---------- Available data ----------

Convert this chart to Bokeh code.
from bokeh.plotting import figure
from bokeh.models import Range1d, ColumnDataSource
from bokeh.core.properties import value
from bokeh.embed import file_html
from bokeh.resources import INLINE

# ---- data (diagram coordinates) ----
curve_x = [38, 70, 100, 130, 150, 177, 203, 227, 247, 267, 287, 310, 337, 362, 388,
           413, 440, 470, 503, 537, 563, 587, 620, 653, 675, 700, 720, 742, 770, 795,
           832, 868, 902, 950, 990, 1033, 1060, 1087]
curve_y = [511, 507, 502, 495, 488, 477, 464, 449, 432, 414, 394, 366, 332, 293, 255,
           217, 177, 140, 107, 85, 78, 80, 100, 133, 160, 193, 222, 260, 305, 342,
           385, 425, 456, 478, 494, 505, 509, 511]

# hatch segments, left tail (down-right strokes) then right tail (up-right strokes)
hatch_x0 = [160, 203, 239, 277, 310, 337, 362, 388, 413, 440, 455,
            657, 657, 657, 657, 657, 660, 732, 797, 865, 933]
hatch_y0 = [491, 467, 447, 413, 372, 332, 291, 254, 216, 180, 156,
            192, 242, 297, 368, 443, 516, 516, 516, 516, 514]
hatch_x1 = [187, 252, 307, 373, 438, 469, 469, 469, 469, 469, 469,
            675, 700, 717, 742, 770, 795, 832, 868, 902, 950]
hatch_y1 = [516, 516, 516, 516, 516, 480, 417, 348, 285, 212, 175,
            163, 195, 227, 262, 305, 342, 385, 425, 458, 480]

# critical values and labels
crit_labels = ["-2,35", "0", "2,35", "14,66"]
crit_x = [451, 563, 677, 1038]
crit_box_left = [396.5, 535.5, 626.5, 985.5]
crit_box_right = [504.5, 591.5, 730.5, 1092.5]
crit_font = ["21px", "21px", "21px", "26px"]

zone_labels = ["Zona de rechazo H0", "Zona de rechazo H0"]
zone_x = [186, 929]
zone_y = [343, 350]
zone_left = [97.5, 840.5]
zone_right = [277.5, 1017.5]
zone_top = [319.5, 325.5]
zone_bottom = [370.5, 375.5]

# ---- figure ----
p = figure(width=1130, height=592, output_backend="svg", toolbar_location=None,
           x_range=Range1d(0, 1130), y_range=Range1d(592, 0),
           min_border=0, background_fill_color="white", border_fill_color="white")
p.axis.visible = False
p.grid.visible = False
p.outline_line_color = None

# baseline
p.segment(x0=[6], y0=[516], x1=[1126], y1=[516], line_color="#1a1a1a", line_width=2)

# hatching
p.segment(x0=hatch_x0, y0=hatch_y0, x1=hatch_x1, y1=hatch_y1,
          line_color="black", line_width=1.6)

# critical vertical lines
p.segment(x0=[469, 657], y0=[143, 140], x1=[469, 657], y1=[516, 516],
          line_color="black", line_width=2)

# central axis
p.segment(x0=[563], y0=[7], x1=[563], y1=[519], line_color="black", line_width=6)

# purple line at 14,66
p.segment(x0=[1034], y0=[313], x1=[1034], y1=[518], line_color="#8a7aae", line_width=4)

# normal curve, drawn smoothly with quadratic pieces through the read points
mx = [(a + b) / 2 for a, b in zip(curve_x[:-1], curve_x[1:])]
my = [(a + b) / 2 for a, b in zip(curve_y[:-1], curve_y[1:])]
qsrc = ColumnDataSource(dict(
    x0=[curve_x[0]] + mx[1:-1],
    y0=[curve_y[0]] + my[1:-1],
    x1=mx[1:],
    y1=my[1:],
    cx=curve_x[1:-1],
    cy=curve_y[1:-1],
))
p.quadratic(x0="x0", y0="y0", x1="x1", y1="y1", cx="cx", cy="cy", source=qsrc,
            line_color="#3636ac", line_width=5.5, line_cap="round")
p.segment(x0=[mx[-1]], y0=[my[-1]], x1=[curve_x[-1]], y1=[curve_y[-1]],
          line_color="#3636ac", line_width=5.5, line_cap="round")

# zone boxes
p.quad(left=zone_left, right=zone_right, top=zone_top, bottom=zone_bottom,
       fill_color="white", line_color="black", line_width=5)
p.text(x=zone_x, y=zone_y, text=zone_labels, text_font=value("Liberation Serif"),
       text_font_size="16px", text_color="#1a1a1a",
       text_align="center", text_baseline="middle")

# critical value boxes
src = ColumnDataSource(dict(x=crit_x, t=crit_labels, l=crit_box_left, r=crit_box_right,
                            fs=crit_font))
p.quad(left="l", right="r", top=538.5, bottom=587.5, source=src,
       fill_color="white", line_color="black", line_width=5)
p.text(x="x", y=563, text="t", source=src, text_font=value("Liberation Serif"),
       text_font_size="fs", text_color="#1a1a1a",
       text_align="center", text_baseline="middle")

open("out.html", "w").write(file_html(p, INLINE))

----------

▸ Problem to work on
Your task is to quote all of the data word for word.

▸ Output of the task
Convert this chart to Bokeh code.
from bokeh.plotting import figure
from bokeh.models import Range1d, ColumnDataSource
from bokeh.core.properties import value
from bokeh.embed import file_html
from bokeh.resources import INLINE

# ---- data (diagram coordinates) ----
curve_x = [38, 70, 100, 130, 150, 177, 203, 227, 247, 267, 287, 310, 337, 362, 388,
           413, 440, 470, 503, 537, 563, 587, 620, 653, 675, 700, 720, 742, 770, 795,
           832, 868, 902, 950, 990, 1033, 1060, 1087]
curve_y = [511, 507, 502, 495, 488, 477, 464, 449, 432, 414, 394, 366, 332, 293, 255,
           217, 177, 140, 107, 85, 78, 80, 100, 133, 160, 193, 222, 260, 305, 342,
           385, 425, 456, 478, 494, 505, 509, 511]

# hatch segments, left tail (down-right strokes) then right tail (up-right strokes)
hatch_x0 = [160, 203, 239, 277, 310, 337, 362, 388, 413, 440, 455,
            657, 657, 657, 657, 657, 660, 732, 797, 865, 933]
hatch_y0 = [491, 467, 447, 413, 372, 332, 291, 254, 216, 180, 156,
            192, 242, 297, 368, 443, 516, 516, 516, 516, 514]
hatch_x1 = [187, 252, 307, 373, 438, 469, 469, 469, 469, 469, 469,
            675, 700, 717, 742, 770, 795, 832, 868, 902, 950]
hatch_y1 = [516, 516, 516, 516, 516, 480, 417, 348, 285, 212, 175,
            163, 195, 227, 262, 305, 342, 385, 425, 458, 480]

# critical values and labels
crit_labels = ["-2,35", "0", "2,35", "14,66"]
crit_x = [451, 563, 677, 1038]
crit_box_left = [396.5, 535.5, 626.5, 985.5]
crit_box_right = [504.5, 591.5, 730.5, 1092.5]
crit_font = ["21px", "21px", "21px", "26px"]

zone_labels = ["Zona de rechazo H0", "Zona de rechazo H0"]
zone_x = [186, 929]
zone_y = [343, 350]
zone_left = [97.5, 840.5]
zone_right = [277.5, 1017.5]
zone_top = [319.5, 325.5]
zone_bottom = [370.5, 375.5]

# ---- figure ----
p = figure(width=1130, height=592, output_backend="svg", toolbar_location=None,
           x_range=Range1d(0, 1130), y_range=Range1d(592, 0),
           min_border=0, background_fill_color="white", border_fill_color="white")
p.axis.visible = False
p.grid.visible = False
p.outline_line_color = None

# baseline
p.segment(x0=[6], y0=[516], x1=[1126], y1=[516], line_color="#1a1a1a", line_width=2)

# hatching
p.segment(x0=hatch_x0, y0=hatch_y0, x1=hatch_x1, y1=hatch_y1,
          line_color="black", line_width=1.6)

# critical vertical lines
p.segment(x0=[469, 657], y0=[143, 140], x1=[469, 657], y1=[516, 516],
          line_color="black", line_width=2)

# central axis
p.segment(x0=[563], y0=[7], x1=[563], y1=[519], line_color="black", line_width=6)

# purple line at 14,66
p.segment(x0=[1034], y0=[313], x1=[1034], y1=[518], line_color="#8a7aae", line_width=4)

# normal curve, drawn smoothly with quadratic pieces through the read points
mx = [(a + b) / 2 for a, b in zip(curve_x[:-1], curve_x[1:])]
my = [(a + b) / 2 for a, b in zip(curve_y[:-1], curve_y[1:])]
qsrc = ColumnDataSource(dict(
    x0=[curve_x[0]] + mx[1:-1],
    y0=[curve_y[0]] + my[1:-1],
    x1=mx[1:],
    y1=my[1:],
    cx=curve_x[1:-1],
    cy=curve_y[1:-1],
))
p.quadratic(x0="x0", y0="y0", x1="x1", y1="y1", cx="cx", cy="cy", source=qsrc,
            line_color="#3636ac", line_width=5.5, line_cap="round")
p.segment(x0=[mx[-1]], y0=[my[-1]], x1=[curve_x[-1]], y1=[curve_y[-1]],
          line_color="#3636ac", line_width=5.5, line_cap="round")

# zone boxes
p.quad(left=zone_left, right=zone_right, top=zone_top, bottom=zone_bottom,
       fill_color="white", line_color="black", line_width=5)
p.text(x=zone_x, y=zone_y, text=zone_labels, text_font=value("Liberation Serif"),
       text_font_size="16px", text_color="#1a1a1a",
       text_align="center", text_baseline="middle")

# critical value boxes
src = ColumnDataSource(dict(x=crit_x, t=crit_labels, l=crit_box_left, r=crit_box_right,
                            fs=crit_font))
p.quad(left="l", right="r", top=538.5, bottom=587.5, source=src,
       fill_color="white", line_color="black", line_width=5)
p.text(x="x", y=563, text="t", source=src, text_font=value("Liberation Serif"),
       text_font_size="fs", text_color="#1a1a1a",
       text_align="center", text_baseline="middle")

open("out.html", "w").write(file_html(p, INLINE))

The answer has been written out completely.